___ Available data ___

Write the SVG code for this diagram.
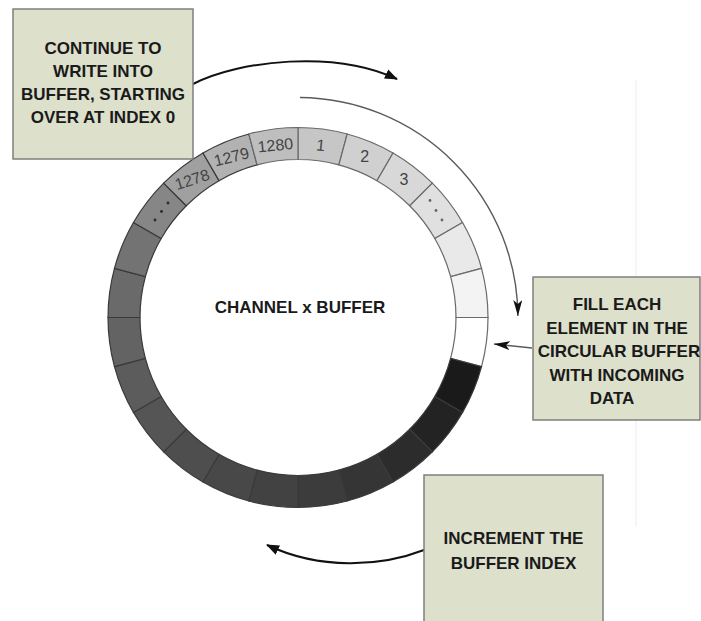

___
___ Available data ___

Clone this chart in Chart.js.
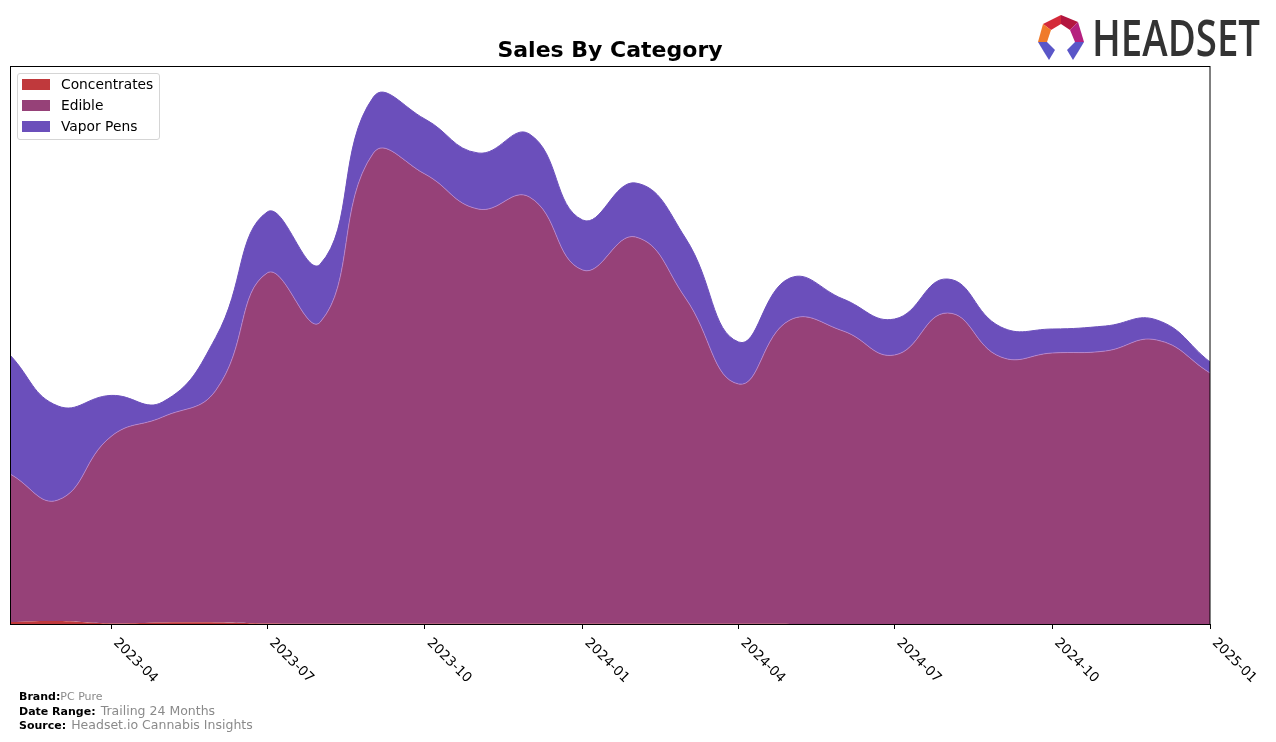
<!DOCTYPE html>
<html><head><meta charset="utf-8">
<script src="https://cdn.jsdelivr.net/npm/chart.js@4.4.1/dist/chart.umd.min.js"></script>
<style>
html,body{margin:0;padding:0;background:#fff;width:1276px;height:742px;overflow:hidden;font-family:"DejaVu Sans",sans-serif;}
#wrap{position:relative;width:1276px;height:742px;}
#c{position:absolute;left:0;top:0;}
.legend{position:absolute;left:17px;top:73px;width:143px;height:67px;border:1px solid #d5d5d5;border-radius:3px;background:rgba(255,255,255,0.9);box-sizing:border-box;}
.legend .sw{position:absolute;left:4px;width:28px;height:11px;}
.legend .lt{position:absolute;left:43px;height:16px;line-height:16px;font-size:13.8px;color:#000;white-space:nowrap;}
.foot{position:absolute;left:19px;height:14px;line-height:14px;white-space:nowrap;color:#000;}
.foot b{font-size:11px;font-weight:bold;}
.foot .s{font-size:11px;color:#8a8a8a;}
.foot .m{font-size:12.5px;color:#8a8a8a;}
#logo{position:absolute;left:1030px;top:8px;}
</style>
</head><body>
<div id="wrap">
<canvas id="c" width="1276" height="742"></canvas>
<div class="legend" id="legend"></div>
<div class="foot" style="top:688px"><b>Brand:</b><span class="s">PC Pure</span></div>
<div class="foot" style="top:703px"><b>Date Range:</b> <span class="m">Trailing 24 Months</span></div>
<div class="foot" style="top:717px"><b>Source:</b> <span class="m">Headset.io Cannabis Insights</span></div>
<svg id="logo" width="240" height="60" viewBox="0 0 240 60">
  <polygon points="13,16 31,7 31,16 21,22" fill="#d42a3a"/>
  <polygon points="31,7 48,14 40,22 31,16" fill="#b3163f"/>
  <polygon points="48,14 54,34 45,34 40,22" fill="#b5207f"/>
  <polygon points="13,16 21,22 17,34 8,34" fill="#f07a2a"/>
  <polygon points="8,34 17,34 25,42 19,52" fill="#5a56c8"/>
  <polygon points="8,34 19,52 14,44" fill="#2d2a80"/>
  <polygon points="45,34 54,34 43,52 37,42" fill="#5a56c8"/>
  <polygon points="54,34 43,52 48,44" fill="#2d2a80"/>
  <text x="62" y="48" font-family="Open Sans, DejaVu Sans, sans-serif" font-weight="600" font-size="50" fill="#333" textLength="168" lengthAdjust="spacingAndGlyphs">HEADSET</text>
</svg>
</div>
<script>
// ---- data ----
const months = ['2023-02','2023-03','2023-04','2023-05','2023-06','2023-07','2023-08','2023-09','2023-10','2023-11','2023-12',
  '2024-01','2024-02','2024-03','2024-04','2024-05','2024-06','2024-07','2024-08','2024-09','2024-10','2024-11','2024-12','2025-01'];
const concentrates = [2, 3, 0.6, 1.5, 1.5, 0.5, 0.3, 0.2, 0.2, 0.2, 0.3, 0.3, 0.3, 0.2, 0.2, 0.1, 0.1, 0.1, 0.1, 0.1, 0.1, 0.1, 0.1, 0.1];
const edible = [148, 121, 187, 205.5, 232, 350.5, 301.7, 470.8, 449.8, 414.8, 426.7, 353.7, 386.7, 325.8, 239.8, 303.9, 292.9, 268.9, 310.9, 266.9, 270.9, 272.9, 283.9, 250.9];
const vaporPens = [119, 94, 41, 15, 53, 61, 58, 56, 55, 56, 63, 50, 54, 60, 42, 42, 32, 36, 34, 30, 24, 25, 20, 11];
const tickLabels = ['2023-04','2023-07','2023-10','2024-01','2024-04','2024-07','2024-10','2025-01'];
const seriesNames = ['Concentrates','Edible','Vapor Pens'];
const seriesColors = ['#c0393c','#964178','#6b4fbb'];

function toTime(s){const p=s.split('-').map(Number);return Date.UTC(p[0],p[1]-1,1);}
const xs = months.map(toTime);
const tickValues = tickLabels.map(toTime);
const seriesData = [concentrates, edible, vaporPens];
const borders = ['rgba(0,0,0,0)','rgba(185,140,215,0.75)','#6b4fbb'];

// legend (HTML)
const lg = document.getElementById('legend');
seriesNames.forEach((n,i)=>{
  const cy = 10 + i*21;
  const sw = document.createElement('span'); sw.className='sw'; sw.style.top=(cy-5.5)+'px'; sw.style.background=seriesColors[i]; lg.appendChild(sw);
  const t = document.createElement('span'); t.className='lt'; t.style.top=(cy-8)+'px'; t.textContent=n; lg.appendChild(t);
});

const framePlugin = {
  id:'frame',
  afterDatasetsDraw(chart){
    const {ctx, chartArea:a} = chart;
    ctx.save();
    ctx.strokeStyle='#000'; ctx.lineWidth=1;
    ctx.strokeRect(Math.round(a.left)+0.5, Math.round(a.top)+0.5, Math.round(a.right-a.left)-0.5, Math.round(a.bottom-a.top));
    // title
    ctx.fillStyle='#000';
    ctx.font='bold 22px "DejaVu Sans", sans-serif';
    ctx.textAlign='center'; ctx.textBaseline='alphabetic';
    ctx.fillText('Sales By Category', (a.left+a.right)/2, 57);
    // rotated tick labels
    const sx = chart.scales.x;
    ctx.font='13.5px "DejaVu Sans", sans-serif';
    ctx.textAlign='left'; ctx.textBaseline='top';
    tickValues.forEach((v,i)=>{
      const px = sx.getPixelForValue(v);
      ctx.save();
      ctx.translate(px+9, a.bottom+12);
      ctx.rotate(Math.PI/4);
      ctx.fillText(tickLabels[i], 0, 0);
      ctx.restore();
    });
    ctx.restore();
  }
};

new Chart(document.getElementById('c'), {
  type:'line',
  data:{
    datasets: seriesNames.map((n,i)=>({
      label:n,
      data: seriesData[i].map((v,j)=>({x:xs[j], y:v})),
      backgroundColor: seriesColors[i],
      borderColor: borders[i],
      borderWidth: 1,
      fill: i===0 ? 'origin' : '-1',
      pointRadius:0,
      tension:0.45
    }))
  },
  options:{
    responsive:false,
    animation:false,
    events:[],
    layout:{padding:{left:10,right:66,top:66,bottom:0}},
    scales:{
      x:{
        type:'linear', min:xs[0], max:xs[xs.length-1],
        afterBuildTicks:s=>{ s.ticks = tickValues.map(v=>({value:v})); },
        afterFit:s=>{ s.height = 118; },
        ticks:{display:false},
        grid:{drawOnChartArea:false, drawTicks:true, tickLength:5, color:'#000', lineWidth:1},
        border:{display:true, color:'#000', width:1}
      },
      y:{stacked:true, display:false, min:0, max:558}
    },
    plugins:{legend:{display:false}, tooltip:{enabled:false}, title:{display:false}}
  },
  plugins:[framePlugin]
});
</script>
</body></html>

___

◆ **Aim of the exercise**: Search the lines above for the string "this", then show every one that has it.

◆ **Correct response**:
Write the SVG code for this diagram.
Clone this chart in Chart.js.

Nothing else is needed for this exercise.